Und so spaltete die Ernährungskrise bald die beiden Reichshälften. Denn die Ungarn erließen Grenzsperren. Bis zur Einführung von Brot- und Mehlkarten war es dann nur noch ein kleiner Schritt.

Jetzt musste rasch gehandelt werden, wollte man Hungerrevolten verhindern. Einen Reichstag, der diesbezügliche Gesetze schaffen konnte, gab es nicht. So kam es am 10.Oktober zur Ermächtigunsverordnung, die ursprünglich sogar eine Arbeitsdienstverpflichtung umfasste. Sie galt bis 1917, als sie abgelöst wurde durch das berühmte „kriegswirtschaftliche Ermächtigungsgesetz“, das unbemerkt den Krieg überlebte.
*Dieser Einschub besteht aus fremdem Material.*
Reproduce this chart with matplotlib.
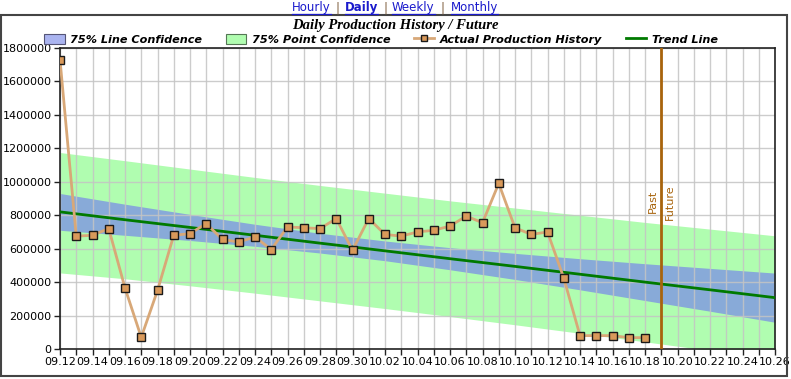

Erst Engelbert Dollfuß erinnerte sich dessen 1934. Und er nützte es für seine Zwecke.

Dem Brotgetreide mussten nun billigere Gerste, Mais oder Dinkel beigemischt werden. Und nun rächte es sich, dass bei Kriegsbeginn zu viele qualifizierte Arbeiter eingezogen worden waren. „Die Zahl der Arbeiter in der Metallindustrie schrumpfte gebietsweise um mehr als ein Drittel“, berichtet Rauchensteiner. Die Alpine Montan-Gesellschaft vermisste 18 Prozent ihrer Arbeitskräfte, in Wien sperrten wegen kriegsbedingter Engpässe 566 kleinere Betriebe zu. Nun hätte man die frei gewordenen Arbeitslosen ins Heer transferieren können, um wichtige Facharbeiter von der Front zurückzurufen. Das geschah aber nicht. Und die Arbeitsbelastung wuchs ins Unermessliche. Bei Škoda sollen auf dem Höhepunkt des Kriegs Arbeiter auf bis zu 110 Wochenstunden gekommen sein, was rund 16 Stunden Arbeit an sieben Tagen der Woche bedeutete. 80Stunden zu arbeiten war durchaus nichts Außergewöhnliches mehr. Diese „Heeresarbeiter“ bekamen natürlich auch nur noch einen Soldatensold. Ausnahmen von der generellen Verfügung zur zwangsweisen Arbeitsverpflichtung gab es für geistig oder körperlich Behinderte, Beamte, Geistliche und Bauern sowie Geschäftsinhaber ohne Angestellte.

Und wo keine Männer mehr verfügbar waren, dort mussten die Frauen einspringen: in der Landwirtschaft, in der Industrie, bei den Dienstleistungen. Um der materiellen Not zu begegnen, verrichteten Millionen Frauen Arbeiten, die sie oft nicht gewohnt waren, das allerdings zu niedrigeren Löhnen als Männer. So waren sie bald dreifach belastet: durch die Arbeit daheim oder in der Fabrik, durch die Kindererziehung – und durch das „Anstellen“ vor den Geschäften. Immer länger wurden die Warteschlangen, immer häufiger musste man unverrichteter Dinge wieder heimgehen.

Es kam, berichtet der Historiker mit seinem wachen Blick, zu sonderbaren soziologischen Konflikten. Oft waren es ja Kriegerwitwen, die mit Nähen und Stricken Geld verdienen wollten. Sie verübelten den adeligen und großbürgerlichen Damen deren unentgeltliche karitative Tätigkeit, weil sie Konkurrenz witterten. Und der Krieg sollte noch lang dauern. Sehr lang.